What are the Challenges in Groundwater Management in India?

  • Overexploitation: The Green Revolution escalated groundwater dependence for food security, leading to numerous borewell installations. The Central Groundwater Board indicates that many blocks are overexploited, particularly in north-western, western, and southern India.
  • Climate Induced Challenges: Erratic rainfall and rising pollution levels worsen water scarcity. Groundwater is crucial, providing 85% of rural domestic water, 45% of urban water, and over 60% of agricultural irrigation.
  • Weak Regulatory Framework: Current regulations cover only 14% of overexploited blocks, allowing unchecked extraction. Early stage regulatory enforcement is lacking, exacerbating resource scarcity.
  • Community Involvement and Institutional Weaknesses: While Participatory Groundwater Management (PGM) has empowered communities in certain areas, challenges persist due to weak institutional frameworks and supply failures. Informal committees often lose effectiveness post-project completion, lacking long-term sustainability.
  • Subsidies and Usage: Subsidized power for water pumping fuels excessive groundwater extraction.

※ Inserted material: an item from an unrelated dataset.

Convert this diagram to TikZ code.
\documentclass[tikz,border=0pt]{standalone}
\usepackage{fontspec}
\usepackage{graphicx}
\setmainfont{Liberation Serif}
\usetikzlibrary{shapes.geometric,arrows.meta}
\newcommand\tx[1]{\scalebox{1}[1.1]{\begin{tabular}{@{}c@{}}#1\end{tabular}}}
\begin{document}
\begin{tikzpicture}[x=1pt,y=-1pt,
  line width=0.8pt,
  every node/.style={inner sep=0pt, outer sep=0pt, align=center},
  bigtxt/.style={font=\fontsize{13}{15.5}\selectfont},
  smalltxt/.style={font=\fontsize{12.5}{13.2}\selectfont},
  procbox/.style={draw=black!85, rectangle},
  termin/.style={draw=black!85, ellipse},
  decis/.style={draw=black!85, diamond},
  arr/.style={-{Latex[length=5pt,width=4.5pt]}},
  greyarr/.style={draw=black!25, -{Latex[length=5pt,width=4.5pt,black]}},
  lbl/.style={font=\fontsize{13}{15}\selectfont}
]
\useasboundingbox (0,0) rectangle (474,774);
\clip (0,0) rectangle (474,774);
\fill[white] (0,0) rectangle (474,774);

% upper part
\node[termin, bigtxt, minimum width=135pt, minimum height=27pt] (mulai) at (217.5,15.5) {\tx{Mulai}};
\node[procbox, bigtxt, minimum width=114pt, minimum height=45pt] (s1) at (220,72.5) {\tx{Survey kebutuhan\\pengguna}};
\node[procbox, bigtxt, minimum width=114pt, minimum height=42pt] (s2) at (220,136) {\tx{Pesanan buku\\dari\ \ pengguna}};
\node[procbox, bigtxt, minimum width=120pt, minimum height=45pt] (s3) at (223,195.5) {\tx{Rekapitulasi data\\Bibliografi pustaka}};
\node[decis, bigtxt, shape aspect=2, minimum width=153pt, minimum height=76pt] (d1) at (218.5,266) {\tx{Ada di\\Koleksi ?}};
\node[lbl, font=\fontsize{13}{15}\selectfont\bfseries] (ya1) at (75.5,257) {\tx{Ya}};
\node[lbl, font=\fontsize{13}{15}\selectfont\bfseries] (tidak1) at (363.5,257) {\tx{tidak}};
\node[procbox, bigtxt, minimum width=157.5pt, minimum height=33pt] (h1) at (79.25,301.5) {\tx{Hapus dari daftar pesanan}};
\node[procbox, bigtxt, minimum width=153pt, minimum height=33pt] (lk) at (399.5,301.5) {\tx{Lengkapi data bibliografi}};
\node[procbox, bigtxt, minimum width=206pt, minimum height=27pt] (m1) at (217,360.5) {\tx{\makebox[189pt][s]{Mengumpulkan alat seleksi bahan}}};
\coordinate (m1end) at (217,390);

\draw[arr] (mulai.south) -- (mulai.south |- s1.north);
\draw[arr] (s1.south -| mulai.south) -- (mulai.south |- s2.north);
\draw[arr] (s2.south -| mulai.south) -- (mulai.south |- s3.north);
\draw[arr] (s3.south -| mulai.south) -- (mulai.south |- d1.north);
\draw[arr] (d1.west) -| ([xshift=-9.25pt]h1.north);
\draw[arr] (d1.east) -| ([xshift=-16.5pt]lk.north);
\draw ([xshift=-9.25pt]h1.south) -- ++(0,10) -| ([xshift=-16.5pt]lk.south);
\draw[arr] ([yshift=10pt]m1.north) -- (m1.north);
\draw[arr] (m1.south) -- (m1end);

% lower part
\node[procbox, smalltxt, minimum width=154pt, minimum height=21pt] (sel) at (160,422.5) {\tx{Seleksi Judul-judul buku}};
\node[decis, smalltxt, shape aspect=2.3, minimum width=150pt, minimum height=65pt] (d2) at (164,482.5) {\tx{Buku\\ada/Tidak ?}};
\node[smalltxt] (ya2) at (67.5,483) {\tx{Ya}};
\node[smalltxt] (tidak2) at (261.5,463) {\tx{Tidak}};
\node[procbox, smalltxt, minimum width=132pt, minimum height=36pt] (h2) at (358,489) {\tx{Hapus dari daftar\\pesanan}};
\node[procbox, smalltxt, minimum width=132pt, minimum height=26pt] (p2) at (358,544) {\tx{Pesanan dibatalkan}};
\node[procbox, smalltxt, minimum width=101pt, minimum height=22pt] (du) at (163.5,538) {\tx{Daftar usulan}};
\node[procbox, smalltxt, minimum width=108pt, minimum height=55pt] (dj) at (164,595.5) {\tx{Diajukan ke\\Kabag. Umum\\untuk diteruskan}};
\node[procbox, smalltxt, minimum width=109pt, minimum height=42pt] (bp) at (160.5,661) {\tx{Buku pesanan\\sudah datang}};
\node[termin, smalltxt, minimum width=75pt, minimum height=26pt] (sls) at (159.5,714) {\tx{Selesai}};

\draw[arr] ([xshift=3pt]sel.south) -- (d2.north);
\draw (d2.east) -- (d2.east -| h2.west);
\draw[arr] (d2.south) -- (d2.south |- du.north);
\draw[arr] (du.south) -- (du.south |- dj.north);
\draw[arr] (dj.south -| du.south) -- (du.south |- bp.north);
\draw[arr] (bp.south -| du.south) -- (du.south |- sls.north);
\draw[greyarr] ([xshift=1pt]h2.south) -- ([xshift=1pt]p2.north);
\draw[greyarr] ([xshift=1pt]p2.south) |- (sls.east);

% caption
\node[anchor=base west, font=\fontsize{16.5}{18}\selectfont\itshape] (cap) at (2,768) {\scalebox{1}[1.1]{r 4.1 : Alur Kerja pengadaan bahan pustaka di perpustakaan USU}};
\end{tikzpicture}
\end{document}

While industrial and domestic usage has surged by 34%, irrigation-related demand has dropped by 36%.

What are the Strategies for Sustainable Groundwater Management?

  • Address Demand and Supply:
    • Supply Side: Initiatives like watershed management and aquifer recharge are essential, but must be paired with demand-side strategies.
    • Demand Side: Encouraging water-efficient irrigation techniques (e.g., drip systems) and promoting less water-intensive crops can alleviate pressure on groundwater resources.
  • Community Participation: Increasing community involvement in governance enhances sustainability, as evidenced by successful PGM implementations in well-defined aquifer regions. Empowering local institutions and building community capacity are vital for effective management.
  • Regulatory Enhancements: Implementing comprehensive local regulations before blocks reach overexploitation can help prevent further depletion. The long-term viability of institutions like Water User Associations (WUAs) is crucial for sustainable groundwater management.
  • Cross Sectoral Reform: Reforms that diminish incentives for overexploitation, such as revising power subsidies, are critical for sustainable practices. Redirecting support towards climate-smart agriculture and aligning energy policies with water conservation goals can promote responsible resource use.

Drishti Mains Question

Q. Analyze the impact of urbanization and industrialization on India’s groundwater resources, noting states with significant depletion. Discuss associated challenges and propose mitigation measures.